▼▼▼
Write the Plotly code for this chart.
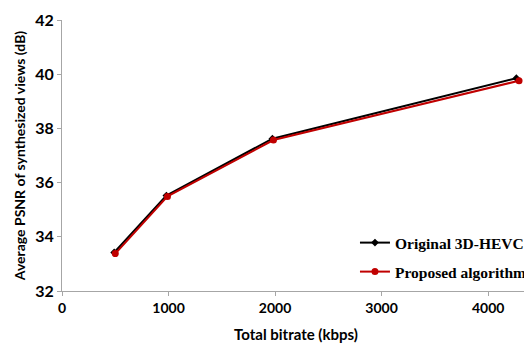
import plotly.graph_objects as go

bitrate_orig = [490, 980, 1975, 4265]
psnr_orig = [33.42, 35.52, 37.62, 39.85]
bitrate_prop = [500, 990, 1985, 4290]
psnr_prop = [33.38, 35.49, 37.57, 39.76]
x_ticks = [0, 1000, 2000, 3000, 4000]
y_ticks = [32, 34, 36, 38, 40, 42]

fig = go.Figure()
fig.add_trace(go.Scatter(x=bitrate_orig, y=psnr_orig, mode="lines+markers",
                         name="Original 3D-HEVC", legend="legend", showlegend=True,
                         line=dict(color="black", width=2),
                         marker=dict(symbol="diamond", size=6, color="black")))
fig.add_trace(go.Scatter(x=bitrate_prop, y=psnr_prop, mode="lines+markers",
                         name="Proposed algorithm", legend="legend2", showlegend=True,
                         line=dict(color="#c00000", width=2),
                         marker=dict(symbol="circle", size=7, color="#c00000")))

legfont = dict(family="Liberation Serif", size=15.5, color="black", weight="bold")
fig.update_layout(
    width=524, height=338,
    margin=dict(l=54, r=0, t=12, b=55),
    showlegend=True,
    plot_bgcolor="white", paper_bgcolor="white",
    font=dict(family="Lato", color="black"),
    legend=dict(x=0.626, y=0.177, xanchor="left", yanchor="middle",
                font=legfont, bgcolor="rgba(0,0,0,0)", itemwidth=30),
    legend2=dict(x=0.626, y=0.070, xanchor="left", yanchor="middle",
                 font=legfont, bgcolor="rgba(0,0,0,0)", itemwidth=30),
    xaxis=dict(range=[0, 4393], tickvals=x_ticks, showgrid=False,
               showline=True, linecolor="#a6a6a6", linewidth=1,
               ticks="outside", ticklen=4, tickcolor="#a6a6a6",
               tickfont=dict(size=14, family="Lato", weight="bold"),
               zeroline=False,
               title=dict(text="Total bitrate (kbps)", standoff=14,
                          font=dict(size=15, family="Lato", weight="bold"))),
    yaxis=dict(range=[32, 42], tickvals=y_ticks, showgrid=False,
               showline=True, linecolor="#a6a6a6", linewidth=1,
               ticks="outside", ticklen=4, tickcolor="#a6a6a6",
               tickfont=dict(size=16, family="Lato", weight="bold"),
               zeroline=False,
               title=dict(text="Average PSNR of synthesized views (dB)", standoff=6,
                          font=dict(size=14, family="Lato", weight="bold"))),
)
fig.write_html("out.html")
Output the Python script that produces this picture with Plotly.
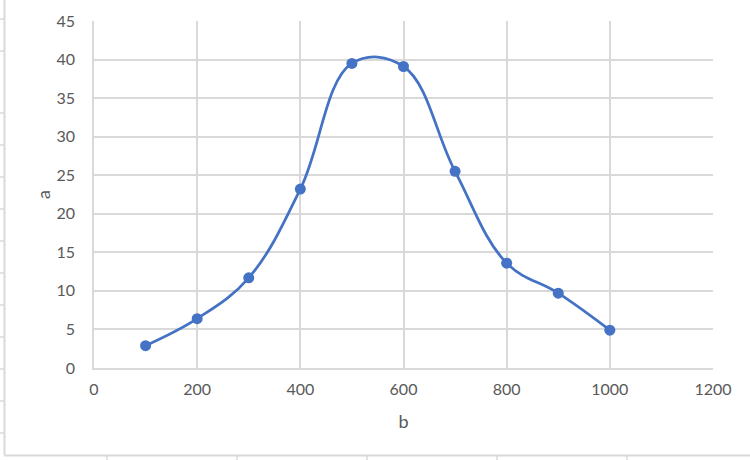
▲▲▲
■ REQUIREMENT
Take the entries shown above and quote them verbatim, passing over the pictures.

■ EXERCISE SOLUTION
Write the Plotly code for this chart.
import plotly.graph_objects as go

bitrate_orig = [490, 980, 1975, 4265]
psnr_orig = [33.42, 35.52, 37.62, 39.85]
bitrate_prop = [500, 990, 1985, 4290]
psnr_prop = [33.38, 35.49, 37.57, 39.76]
x_ticks = [0, 1000, 2000, 3000, 4000]
y_ticks = [32, 34, 36, 38, 40, 42]

fig = go.Figure()
fig.add_trace(go.Scatter(x=bitrate_orig, y=psnr_orig, mode="lines+markers",
                         name="Original 3D-HEVC", legend="legend", showlegend=True,
                         line=dict(color="black", width=2),
                         marker=dict(symbol="diamond", size=6, color="black")))
fig.add_trace(go.Scatter(x=bitrate_prop, y=psnr_prop, mode="lines+markers",
                         name="Proposed algorithm", legend="legend2", showlegend=True,
                         line=dict(color="#c00000", width=2),
                         marker=dict(symbol="circle", size=7, color="#c00000")))

legfont = dict(family="Liberation Serif", size=15.5, color="black", weight="bold")
fig.update_layout(
    width=524, height=338,
    margin=dict(l=54, r=0, t=12, b=55),
    showlegend=True,
    plot_bgcolor="white", paper_bgcolor="white",
    font=dict(family="Lato", color="black"),
    legend=dict(x=0.626, y=0.177, xanchor="left", yanchor="middle",
                font=legfont, bgcolor="rgba(0,0,0,0)", itemwidth=30),
    legend2=dict(x=0.626, y=0.070, xanchor="left", yanchor="middle",
                 font=legfont, bgcolor="rgba(0,0,0,0)", itemwidth=30),
    xaxis=dict(range=[0, 4393], tickvals=x_ticks, showgrid=False,
               showline=True, linecolor="#a6a6a6", linewidth=1,
               ticks="outside", ticklen=4, tickcolor="#a6a6a6",
               tickfont=dict(size=14, family="Lato", weight="bold"),
               zeroline=False,
               title=dict(text="Total bitrate (kbps)", standoff=14,
                          font=dict(size=15, family="Lato", weight="bold"))),
    yaxis=dict(range=[32, 42], tickvals=y_ticks, showgrid=False,
               showline=True, linecolor="#a6a6a6", linewidth=1,
               ticks="outside", ticklen=4, tickcolor="#a6a6a6",
               tickfont=dict(size=16, family="Lato", weight="bold"),
               zeroline=False,
               title=dict(text="Average PSNR of synthesized views (dB)", standoff=6,
                          font=dict(size=14, family="Lato", weight="bold"))),
)
fig.write_html("out.html")
Output the Python script that produces this picture with Plotly.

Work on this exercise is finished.